Purest, Cheapest and Environmentally Friendliest


Water Purification System

 

By brother-initiate Roy Mannaart, Amsterdam,
The Netherlands (Originally in Dutch)

 

 

Our planet is 70% covered with water. Still there is a drinking water shortage, due to the fact that only 2.5% of this water is drinkable and the largest part of that water is ice. That's why the Dutch organization T.N.O. (Netherlands Organization for Applied Scientific Research) developed a technology to transform the other 97.5% of unusable sea water into drinking water.

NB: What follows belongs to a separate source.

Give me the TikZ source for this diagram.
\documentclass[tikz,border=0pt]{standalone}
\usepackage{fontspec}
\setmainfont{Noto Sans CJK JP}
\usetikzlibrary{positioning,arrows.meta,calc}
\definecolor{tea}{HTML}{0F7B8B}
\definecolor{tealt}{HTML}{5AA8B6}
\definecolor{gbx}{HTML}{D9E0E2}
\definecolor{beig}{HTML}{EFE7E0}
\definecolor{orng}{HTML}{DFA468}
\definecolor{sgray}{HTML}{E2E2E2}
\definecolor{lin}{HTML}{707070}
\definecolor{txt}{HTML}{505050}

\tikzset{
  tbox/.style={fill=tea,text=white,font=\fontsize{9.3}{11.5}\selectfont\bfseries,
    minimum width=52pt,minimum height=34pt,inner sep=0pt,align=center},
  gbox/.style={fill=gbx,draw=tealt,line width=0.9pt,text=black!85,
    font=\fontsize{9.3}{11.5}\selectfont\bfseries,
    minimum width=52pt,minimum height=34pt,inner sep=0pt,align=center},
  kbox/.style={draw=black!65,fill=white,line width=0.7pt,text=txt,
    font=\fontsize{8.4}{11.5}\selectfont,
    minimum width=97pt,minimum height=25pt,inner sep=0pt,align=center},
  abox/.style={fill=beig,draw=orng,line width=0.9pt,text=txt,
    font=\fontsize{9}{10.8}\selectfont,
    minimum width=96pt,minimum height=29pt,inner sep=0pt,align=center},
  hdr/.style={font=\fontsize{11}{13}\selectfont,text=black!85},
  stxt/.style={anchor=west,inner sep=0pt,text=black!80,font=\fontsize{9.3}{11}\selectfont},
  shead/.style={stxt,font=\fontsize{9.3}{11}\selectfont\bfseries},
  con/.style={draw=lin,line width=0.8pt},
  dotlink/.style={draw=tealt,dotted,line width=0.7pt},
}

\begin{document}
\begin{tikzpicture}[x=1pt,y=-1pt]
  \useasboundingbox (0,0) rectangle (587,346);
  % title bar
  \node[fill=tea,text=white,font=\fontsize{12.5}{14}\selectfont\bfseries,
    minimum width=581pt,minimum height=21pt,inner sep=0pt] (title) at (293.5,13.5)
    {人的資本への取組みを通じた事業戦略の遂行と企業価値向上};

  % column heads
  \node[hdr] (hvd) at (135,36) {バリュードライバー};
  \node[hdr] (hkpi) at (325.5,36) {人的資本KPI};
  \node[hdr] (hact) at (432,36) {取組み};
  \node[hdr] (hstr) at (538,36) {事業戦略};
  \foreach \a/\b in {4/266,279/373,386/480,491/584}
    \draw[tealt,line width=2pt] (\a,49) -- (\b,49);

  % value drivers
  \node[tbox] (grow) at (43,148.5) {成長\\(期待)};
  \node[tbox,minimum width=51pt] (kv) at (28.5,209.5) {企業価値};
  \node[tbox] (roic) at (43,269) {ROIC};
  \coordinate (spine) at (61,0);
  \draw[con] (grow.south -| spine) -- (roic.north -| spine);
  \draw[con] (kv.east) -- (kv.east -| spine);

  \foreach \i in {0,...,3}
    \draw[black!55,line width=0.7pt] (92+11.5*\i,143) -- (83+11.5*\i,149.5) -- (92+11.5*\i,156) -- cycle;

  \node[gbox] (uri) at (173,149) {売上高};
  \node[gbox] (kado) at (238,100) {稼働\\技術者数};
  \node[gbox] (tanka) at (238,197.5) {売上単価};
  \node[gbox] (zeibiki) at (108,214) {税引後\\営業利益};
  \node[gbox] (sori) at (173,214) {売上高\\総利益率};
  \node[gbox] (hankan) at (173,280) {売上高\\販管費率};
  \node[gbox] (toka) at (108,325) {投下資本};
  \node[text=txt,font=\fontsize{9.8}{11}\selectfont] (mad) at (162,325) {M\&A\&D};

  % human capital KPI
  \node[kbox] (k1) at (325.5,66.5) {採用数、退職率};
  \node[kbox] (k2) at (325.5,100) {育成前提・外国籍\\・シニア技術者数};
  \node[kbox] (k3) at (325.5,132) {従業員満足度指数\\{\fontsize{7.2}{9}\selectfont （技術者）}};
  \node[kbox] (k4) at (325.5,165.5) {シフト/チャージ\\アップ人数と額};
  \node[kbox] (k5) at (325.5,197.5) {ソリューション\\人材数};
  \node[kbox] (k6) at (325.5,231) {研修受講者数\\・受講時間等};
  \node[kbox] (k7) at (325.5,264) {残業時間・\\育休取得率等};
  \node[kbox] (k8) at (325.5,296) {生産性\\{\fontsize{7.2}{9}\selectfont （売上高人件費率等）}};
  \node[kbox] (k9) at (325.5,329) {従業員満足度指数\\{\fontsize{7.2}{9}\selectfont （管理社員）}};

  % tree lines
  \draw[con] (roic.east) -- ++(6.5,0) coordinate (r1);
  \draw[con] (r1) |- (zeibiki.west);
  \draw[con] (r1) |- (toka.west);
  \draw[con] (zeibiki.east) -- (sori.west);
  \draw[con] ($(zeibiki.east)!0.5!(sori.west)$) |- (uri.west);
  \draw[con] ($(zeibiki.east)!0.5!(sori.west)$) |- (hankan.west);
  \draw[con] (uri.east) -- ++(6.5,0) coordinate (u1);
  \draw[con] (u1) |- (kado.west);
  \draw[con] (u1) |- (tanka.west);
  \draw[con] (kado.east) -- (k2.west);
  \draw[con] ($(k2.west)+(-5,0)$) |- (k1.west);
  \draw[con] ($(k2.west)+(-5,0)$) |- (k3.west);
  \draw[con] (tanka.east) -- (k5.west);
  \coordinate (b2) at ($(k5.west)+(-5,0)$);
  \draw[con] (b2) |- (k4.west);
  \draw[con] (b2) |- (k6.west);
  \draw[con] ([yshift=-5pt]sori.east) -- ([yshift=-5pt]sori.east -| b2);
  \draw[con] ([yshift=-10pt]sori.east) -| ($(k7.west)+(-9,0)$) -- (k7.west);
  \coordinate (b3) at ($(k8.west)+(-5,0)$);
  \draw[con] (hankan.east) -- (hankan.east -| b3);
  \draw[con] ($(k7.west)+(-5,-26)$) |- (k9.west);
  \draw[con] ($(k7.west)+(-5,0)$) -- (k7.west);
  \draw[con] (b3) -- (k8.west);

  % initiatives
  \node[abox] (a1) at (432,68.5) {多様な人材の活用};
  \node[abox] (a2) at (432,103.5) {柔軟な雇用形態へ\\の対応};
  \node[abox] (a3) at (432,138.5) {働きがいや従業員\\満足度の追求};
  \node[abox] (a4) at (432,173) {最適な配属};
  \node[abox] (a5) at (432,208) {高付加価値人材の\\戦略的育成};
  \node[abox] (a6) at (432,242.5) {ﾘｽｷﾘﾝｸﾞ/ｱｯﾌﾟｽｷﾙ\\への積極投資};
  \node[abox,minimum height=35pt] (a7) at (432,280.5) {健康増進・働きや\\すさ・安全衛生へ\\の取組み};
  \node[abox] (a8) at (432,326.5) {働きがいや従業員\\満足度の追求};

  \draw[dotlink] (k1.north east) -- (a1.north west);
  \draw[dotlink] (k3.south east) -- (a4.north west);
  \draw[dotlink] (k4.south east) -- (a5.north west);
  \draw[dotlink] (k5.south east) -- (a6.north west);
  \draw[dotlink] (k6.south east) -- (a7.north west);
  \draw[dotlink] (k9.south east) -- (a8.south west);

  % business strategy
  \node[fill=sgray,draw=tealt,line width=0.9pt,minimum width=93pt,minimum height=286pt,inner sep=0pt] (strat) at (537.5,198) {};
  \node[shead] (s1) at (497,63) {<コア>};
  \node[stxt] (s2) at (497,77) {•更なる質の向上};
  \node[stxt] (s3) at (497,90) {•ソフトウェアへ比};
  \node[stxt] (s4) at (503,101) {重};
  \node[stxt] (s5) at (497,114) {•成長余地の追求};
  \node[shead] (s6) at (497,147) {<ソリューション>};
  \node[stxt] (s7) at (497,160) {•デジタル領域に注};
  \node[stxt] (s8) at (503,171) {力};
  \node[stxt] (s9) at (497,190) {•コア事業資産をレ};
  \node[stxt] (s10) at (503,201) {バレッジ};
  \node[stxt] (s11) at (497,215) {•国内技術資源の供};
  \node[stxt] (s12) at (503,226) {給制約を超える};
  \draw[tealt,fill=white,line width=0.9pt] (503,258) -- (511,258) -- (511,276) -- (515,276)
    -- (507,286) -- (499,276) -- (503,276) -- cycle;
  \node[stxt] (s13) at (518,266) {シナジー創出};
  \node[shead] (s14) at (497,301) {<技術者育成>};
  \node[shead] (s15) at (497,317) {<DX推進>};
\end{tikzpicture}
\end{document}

The existing methods that do the same thing are not very cost-effective. So T.N.O. developed a new technology called Memstill that uses very little energy to change polluted water and seawater into the clearest drinking water. Memstill is the cheapest and environment friendliest of them all. The technology uses ‘rest warmth of engines’, a source of energy which is present in all industrialized countries. Therefore Memstill is very interesting because the process is driven by the little changes in temperature which don't consume much energy. T.N.O. did some small pilot-projects to test the technology. They were successful, so now they are busy with a bigger project for the Singapore Water Company "Public Utility Board" where they filter 1000 liters of sea water per hour into a very high quality drinking water. The cost of the water purification on a large scale, like in Singapore, using the free energy from industrial rest warmth, is about 30 eurocent per 1000 liters. And in the Netherlands, it cost from 10 to 20 eurocent to purify 1000 liters of groundwater and from 50 to 60 eurocent to purify 1000 liters of surface water.

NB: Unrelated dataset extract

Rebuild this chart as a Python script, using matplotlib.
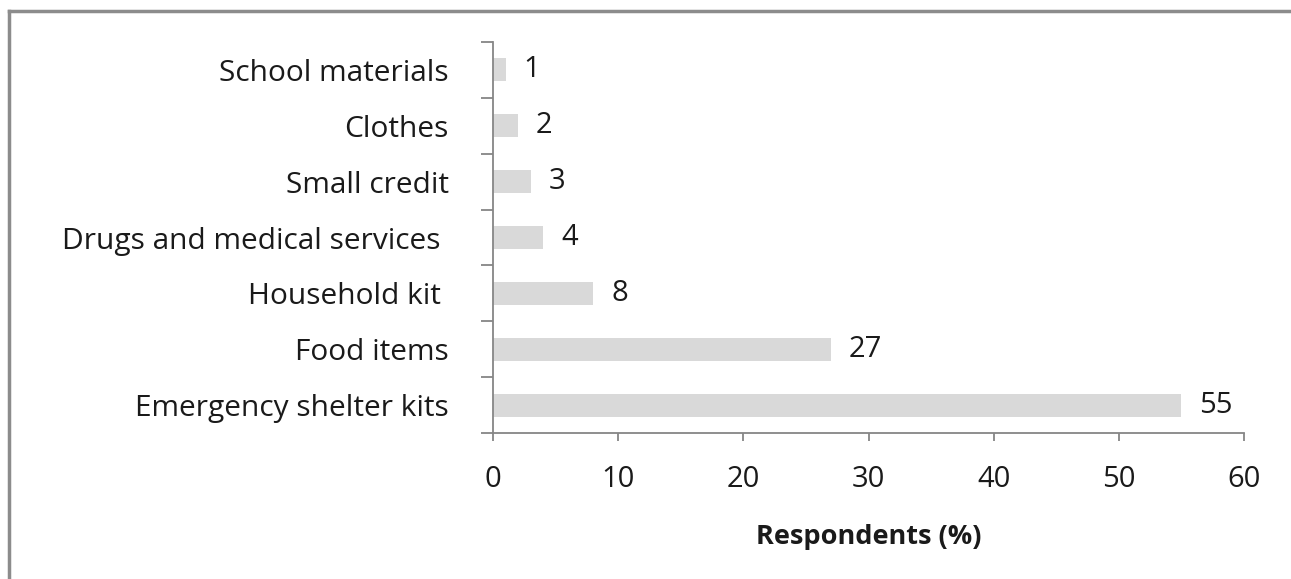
import matplotlib.pyplot as plt
import numpy as np

categories = ["Emergency shelter kits", "Food items", "Household kit ", "Drugs and medical services ",
              "Small credit", "Clothes", "School materials"]
values = [55, 27, 8, 4, 3, 2, 1]
x_ticks = [0, 10, 20, 30, 40, 50, 60]

AXIS_COLOR = "#868686"
BAR_COLOR = "#d9d9d9"
TEXT_COLOR = "#1a1a1a"
FONT = "Open Sans"

fig = plt.figure(figsize=(12.91, 5.79), dpi=100)
ax = fig.add_axes([493 / 1291, 1 - 433 / 579, (1244 - 493) / 1291, (433 - 42) / 579])

y = np.arange(len(categories))
ax.barh(y, values, height=0.41, color=BAR_COLOR)

# Value labels at the bar ends
for yi, v in zip(y, values):
    ax.annotate(str(v), (v, yi), xytext=(13, 0), textcoords="offset points",
                va="center", ha="left", fontsize=21, family=FONT, color=TEXT_COLOR)

ax.set_xlim(0, 60)
ax.set_ylim(-0.5, len(categories) - 0.5)
ax.set_xticks(x_ticks)
ax.set_yticks(y)
ax.set_yticklabels(categories)
ax.set_yticks(np.arange(-0.5, len(categories), 1), minor=True)

for s in ["top", "right"]:
    ax.spines[s].set_visible(False)
for s in ["left", "bottom"]:
    ax.spines[s].set_color(AXIS_COLOR)
    ax.spines[s].set_linewidth(1.3)

ax.tick_params(axis="y", which="major", length=0, pad=32, labelsize=21.5, labelcolor=TEXT_COLOR)
ax.tick_params(axis="y", which="minor", length=8.5, width=1.3, color=AXIS_COLOR, direction="out")
ax.tick_params(axis="x", which="major", length=6, width=1.3, color=AXIS_COLOR, direction="out",
               pad=17, labelsize=21, labelcolor=TEXT_COLOR)
for lbl in ax.get_xticklabels() + ax.get_yticklabels():
    lbl.set_family(FONT)

ax.set_xlabel("Respondents (%)", fontsize=19.5, fontweight="bold", family=FONT, labelpad=22, color=TEXT_COLOR)

# Outer frame (top and left edges visible)
fig.add_artist(plt.Line2D([9 / 1291, 9 / 1291], [0, 1 - 11 / 579], transform=fig.transFigure,
                          color="#8c8c8c", linewidth=2.5))
fig.add_artist(plt.Line2D([9 / 1291, 1], [1 - 11 / 579, 1 - 11 / 579], transform=fig.transFigure,
                          color="#8c8c8c", linewidth=2.5))

fig.savefig("out.png", dpi=100)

Another advantage for using the Memstill technology is that it does not contribute to the production of greenhouse gasses. Therefore they save another 2 eurocent per 1000 liters.

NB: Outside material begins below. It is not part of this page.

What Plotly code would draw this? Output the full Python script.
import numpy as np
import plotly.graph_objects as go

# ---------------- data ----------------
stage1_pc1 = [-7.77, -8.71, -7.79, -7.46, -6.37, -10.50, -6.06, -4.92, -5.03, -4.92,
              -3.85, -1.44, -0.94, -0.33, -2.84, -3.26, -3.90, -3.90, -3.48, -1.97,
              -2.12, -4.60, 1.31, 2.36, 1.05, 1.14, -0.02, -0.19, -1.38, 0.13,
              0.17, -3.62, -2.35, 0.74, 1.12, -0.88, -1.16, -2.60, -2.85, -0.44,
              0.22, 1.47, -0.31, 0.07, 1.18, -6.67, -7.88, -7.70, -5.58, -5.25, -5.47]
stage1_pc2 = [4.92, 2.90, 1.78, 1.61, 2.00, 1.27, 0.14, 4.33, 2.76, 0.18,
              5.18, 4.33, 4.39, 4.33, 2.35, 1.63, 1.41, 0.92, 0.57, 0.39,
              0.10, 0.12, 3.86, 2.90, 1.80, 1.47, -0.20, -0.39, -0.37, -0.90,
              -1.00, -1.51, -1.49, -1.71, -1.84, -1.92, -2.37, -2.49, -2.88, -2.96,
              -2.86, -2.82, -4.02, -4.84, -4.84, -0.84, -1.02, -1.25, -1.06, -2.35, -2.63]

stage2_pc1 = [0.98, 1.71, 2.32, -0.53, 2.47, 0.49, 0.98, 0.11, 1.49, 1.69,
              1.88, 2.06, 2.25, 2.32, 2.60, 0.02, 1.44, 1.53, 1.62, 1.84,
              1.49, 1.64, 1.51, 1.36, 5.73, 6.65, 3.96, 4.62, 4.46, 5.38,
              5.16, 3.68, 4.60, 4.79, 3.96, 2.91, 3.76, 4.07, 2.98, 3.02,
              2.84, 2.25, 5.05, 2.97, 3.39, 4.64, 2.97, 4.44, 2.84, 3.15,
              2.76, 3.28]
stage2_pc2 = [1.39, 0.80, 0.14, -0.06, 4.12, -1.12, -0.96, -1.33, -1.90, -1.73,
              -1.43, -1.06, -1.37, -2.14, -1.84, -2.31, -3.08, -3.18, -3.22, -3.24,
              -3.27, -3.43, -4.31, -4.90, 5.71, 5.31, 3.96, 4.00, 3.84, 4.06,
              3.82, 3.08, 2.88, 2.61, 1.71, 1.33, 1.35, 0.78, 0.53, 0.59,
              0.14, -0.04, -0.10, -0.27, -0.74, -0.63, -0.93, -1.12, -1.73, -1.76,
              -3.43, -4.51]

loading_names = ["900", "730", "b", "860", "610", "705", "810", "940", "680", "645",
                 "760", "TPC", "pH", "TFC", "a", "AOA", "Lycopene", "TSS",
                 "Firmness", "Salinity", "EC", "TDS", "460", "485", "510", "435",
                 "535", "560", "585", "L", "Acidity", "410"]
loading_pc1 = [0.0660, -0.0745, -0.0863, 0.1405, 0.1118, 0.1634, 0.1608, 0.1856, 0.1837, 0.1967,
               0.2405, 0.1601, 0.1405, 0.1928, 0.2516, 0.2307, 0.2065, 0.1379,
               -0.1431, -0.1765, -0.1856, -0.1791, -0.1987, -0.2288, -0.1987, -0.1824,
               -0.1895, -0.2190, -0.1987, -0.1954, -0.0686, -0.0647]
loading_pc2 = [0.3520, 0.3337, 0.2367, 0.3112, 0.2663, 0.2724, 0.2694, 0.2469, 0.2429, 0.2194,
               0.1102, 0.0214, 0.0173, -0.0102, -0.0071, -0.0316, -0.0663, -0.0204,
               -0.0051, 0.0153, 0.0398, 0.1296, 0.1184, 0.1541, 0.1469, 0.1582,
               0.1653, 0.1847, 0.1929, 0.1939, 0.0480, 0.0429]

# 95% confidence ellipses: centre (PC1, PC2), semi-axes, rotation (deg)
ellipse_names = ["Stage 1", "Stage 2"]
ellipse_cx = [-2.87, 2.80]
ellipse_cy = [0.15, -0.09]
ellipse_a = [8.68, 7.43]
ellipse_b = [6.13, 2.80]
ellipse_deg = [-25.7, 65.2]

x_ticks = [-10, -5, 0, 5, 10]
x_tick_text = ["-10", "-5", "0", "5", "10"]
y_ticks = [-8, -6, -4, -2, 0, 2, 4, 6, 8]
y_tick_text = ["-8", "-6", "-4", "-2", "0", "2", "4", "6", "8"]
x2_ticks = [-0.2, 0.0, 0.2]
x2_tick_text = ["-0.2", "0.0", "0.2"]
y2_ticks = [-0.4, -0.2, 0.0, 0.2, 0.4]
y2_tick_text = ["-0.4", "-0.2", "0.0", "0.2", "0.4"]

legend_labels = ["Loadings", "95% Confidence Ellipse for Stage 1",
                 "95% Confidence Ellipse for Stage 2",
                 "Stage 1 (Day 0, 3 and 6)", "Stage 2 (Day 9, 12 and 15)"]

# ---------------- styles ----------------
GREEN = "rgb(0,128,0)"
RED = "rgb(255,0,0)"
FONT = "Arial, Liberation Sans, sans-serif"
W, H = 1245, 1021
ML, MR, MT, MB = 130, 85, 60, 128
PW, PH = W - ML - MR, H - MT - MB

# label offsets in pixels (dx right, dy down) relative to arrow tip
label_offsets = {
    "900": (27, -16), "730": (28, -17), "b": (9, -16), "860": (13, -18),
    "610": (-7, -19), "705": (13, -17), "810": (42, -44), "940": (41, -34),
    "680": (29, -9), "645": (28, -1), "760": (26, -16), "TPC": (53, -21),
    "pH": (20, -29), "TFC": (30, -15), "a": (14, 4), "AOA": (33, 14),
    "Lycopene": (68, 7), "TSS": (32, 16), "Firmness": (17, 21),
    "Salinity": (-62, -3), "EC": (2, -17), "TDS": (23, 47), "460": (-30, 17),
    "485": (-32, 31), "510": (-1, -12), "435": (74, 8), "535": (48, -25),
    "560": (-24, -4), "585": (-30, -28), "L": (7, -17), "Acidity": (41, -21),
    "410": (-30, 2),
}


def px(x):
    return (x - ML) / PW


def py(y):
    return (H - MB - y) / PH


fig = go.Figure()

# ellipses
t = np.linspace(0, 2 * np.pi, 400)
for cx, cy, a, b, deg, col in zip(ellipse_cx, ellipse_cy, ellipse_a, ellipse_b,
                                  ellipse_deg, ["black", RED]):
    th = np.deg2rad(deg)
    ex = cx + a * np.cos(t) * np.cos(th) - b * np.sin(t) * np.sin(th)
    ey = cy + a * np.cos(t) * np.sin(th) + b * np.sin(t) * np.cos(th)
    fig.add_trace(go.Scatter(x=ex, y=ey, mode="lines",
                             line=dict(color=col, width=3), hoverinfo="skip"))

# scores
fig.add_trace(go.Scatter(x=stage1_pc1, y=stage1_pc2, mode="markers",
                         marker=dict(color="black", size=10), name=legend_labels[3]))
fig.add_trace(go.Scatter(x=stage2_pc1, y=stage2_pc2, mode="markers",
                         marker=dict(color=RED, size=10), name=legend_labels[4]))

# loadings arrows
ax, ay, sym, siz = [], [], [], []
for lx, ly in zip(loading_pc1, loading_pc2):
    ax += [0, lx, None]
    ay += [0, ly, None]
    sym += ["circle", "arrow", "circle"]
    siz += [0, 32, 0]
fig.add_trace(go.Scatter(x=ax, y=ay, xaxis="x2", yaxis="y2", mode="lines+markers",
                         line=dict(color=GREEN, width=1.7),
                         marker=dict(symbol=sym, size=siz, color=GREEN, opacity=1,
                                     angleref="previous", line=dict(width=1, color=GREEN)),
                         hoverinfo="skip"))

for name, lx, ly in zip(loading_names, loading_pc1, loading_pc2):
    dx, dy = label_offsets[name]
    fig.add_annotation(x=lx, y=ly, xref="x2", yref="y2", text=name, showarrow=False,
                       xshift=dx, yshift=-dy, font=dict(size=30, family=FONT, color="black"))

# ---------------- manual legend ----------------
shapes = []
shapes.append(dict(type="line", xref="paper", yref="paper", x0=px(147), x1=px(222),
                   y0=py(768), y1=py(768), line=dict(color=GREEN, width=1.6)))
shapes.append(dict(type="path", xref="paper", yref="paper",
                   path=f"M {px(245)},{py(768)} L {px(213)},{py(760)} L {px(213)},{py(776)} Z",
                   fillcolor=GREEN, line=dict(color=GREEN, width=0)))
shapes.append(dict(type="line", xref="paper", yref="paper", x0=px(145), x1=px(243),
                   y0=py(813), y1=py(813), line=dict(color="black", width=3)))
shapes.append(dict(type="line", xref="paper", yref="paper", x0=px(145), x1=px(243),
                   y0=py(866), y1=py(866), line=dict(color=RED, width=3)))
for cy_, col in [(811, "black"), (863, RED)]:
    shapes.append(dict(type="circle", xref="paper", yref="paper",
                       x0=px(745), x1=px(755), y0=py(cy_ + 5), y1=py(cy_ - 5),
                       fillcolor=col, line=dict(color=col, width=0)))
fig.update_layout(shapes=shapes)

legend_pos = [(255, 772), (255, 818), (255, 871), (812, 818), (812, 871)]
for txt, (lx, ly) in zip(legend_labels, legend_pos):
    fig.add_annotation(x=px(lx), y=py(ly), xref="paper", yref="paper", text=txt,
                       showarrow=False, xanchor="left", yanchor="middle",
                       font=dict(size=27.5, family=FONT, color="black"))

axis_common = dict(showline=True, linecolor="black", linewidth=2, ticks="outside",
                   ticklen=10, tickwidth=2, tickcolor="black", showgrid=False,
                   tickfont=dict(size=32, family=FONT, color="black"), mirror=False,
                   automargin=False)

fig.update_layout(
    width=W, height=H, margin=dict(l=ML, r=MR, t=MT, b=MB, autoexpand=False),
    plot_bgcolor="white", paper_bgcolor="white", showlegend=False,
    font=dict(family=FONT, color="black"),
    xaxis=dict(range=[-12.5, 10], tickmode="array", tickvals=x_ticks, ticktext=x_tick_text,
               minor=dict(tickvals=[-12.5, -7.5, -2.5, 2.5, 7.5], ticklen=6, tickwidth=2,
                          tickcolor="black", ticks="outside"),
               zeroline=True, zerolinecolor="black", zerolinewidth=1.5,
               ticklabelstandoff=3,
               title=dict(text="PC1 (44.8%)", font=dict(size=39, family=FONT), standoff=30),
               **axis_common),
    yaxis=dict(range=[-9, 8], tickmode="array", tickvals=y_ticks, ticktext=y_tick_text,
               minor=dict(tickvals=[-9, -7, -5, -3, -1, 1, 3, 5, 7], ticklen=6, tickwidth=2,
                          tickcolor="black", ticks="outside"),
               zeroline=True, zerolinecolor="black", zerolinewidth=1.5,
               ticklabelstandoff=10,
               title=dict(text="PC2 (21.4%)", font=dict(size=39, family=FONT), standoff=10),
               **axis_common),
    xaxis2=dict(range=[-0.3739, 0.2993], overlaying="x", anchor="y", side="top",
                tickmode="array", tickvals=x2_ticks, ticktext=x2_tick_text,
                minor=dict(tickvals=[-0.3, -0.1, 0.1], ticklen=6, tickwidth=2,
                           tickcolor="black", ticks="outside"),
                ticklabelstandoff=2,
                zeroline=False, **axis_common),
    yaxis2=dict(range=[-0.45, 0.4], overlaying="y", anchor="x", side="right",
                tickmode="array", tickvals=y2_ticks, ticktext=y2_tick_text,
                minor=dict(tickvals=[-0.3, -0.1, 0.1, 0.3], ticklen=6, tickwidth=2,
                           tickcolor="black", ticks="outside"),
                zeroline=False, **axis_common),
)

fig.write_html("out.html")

With the prediction that the world population in the next 20 years will grow by 50% and the quantity of drinking water, in the same time, will diminish, the future for cheap water treatment technology looks very promising. At the moment there are 3 million households in the U.S.A. with water treatment units to purify the water from disinfecting agents like chlorine. In Texas, California and Florida water companies are beginning to purify seawater, but with the more expensive methods mentioned before. Now that countries are looking for cheaper technology to make drinking water, the future looks bright for Memstill.